With a roasting capacity of 100 pounds of beans per hour, Smith estimates they can supply 25 to 30 stores with the current roasting machine- "then that that point we'll upgrade." he said. "So we'll see where it goes from here."
On the Net: www.greatlakeschocolate.com
The date of this picture showing the 100 block of the south side of Chicago Road is not known, but knowledge of fire history on that block as well as the sign designating Citizens State Bank helps narrow down the date: the second fire to destroy those buildings occurred in 1898 or 1899, the bank was in that location from 1892 until 1924, and Chicago Road was paved in 1913. The street in the photo appears unpaved; if this presumption is accurate, these dates combine to suggest a date between 1900 and 1913.
Great Lakes Chocolate and Coffee Company roasts its own coffee beans, supplying its Sturgis store as well as its locations in Ann Arbor, Lansing, and Appleton, Wisc. "I think the coolest thing about the building is we do the roasting here," said Paul Smith, co-owner with his brother, Jared Smith. "We exposed the brick walls, there's a window you can see in, see us roasting- it's kind of a neat feature." The Smiths' cousin, Greg Purlee, shown here, does the roasting.
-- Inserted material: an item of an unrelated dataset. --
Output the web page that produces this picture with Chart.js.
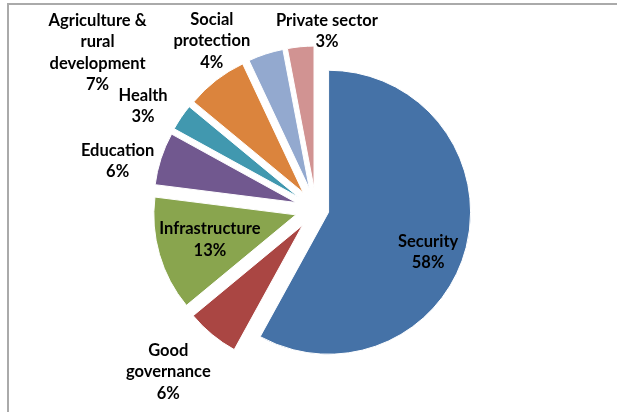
<!DOCTYPE html>
<html>
<head>
<meta charset="utf-8">
<script src="https://cdn.jsdelivr.net/npm/chart.js@4"></script>
<style>
html, body { margin: 0; padding: 0; background: #fff; }
#wrap { position: relative; width: 617px; height: 412px; overflow: hidden; }
#frame { position: absolute; left: 7px; top: 3px; right: -10px; bottom: -10px;
         border-top: 2px solid #aaaaaa; border-left: 2px solid #aaaaaa; pointer-events: none; }
</style>
</head>
<body>
<div id="wrap">
  <canvas id="c" width="617" height="412"></canvas>
  <div id="frame"></div>
</div>
<script>
// Spending by sector, share of total (%)
const categories = [
  ['Security'],
  ['Good', 'governance'],
  ['Infrastructure'],
  ['Education'],
  ['Health'],
  ['Agriculture &', 'rural', 'development'],
  ['Social', 'protection'],
  ['Private sector']
];
const shares = [58, 6, 13, 6, 3, 7, 4, 3];
const sliceColors = ['#4572A7', '#AA4643', '#89A54E', '#71588F', '#4198AF', '#DB843D', '#93A9CF', '#D19392'];

// How far each slice is pulled out from the pie centre (px)
const explodeBy = [13, 21, 21, 21, 21, 21, 21, 21];
// Label anchors, relative to each slice's own centre:
// turn away from the slice's mid-angle (degrees) and distance as a share of the radius
const labelTurn = [7.4, 2.9, 0, -4.9, -3.8, -18, -15.4, 10.1];
const labelDist = [0.755, 1.40, 0.63, 1.29, 1.27, 1.75, 1.25, 1.11];

const LABEL_FONT = 'bold 16.5px Lato, "DejaVu Sans", sans-serif';
const LINE_H = 21.5;

// Moves every arc outward along its bisector
const explodePlugin = {
  id: 'explodeSlices',
  afterDatasetsUpdate(chart) {
    const arcs = chart.getDatasetMeta(0).data;
    arcs.forEach((arc, i) => {
      const mid = (arc.startAngle + arc.endAngle) / 2;
      const d = explodeBy[i] || 0;
      arc.x += Math.cos(mid) * d;
      arc.y += Math.sin(mid) * d;
    });
  }
};

// Category name + percentage for each slice
const labelPlugin = {
  id: 'sliceLabels',
  afterDatasetsDraw(chart) {
    const ctx = chart.ctx;
    const arcs = chart.getDatasetMeta(0).data;
    const values = chart.data.datasets[0].data;
    ctx.save();
    ctx.font = LABEL_FONT;
    ctx.fillStyle = '#000';
    ctx.textAlign = 'center';
    ctx.textBaseline = 'middle';
    arcs.forEach((arc, i) => {
      const mid = (arc.startAngle + arc.endAngle) / 2 + labelTurn[i] * Math.PI / 180;
      const r = arc.outerRadius * labelDist[i];
      const ax = arc.x + Math.cos(mid) * r;
      const ay = arc.y + Math.sin(mid) * r;
      const lines = chart.data.labels[i].concat([values[i] + '%']);
      const y0 = ay - (lines.length - 1) * LINE_H / 2;
      lines.forEach((t, k) => ctx.fillText(t, ax, y0 + k * LINE_H));
    });
    ctx.restore();
  }
};

new Chart(document.getElementById('c'), {
  type: 'pie',
  data: {
    labels: categories,
    datasets: [{
      data: shares,
      backgroundColor: sliceColors,
      borderColor: '#ffffff',
      borderWidth: 1
    }]
  },
  options: {
    responsive: false,
    animation: false,
    events: [],
    radius: 142,
    layout: { padding: { left: 15, right: 0, top: 6, bottom: 0 } },
    plugins: {
      legend: { display: false },
      tooltip: { enabled: false }
    }
  },
  plugins: [explodePlugin, labelPlugin]
});
</script>
</body>
</html>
Great Lakes Chocolate and Coffee Company has occupied 100 W. Chicago since 2002. The building's exterior shell formerly housed two separate spaces and addresses, 100 and 102 W. Chicago, each with its own tenant. Sometime in the later-1980's, the Keyboard Center moved in, then expanded, combining the two interior spaces into a single numbered address, 100 W. Chicago.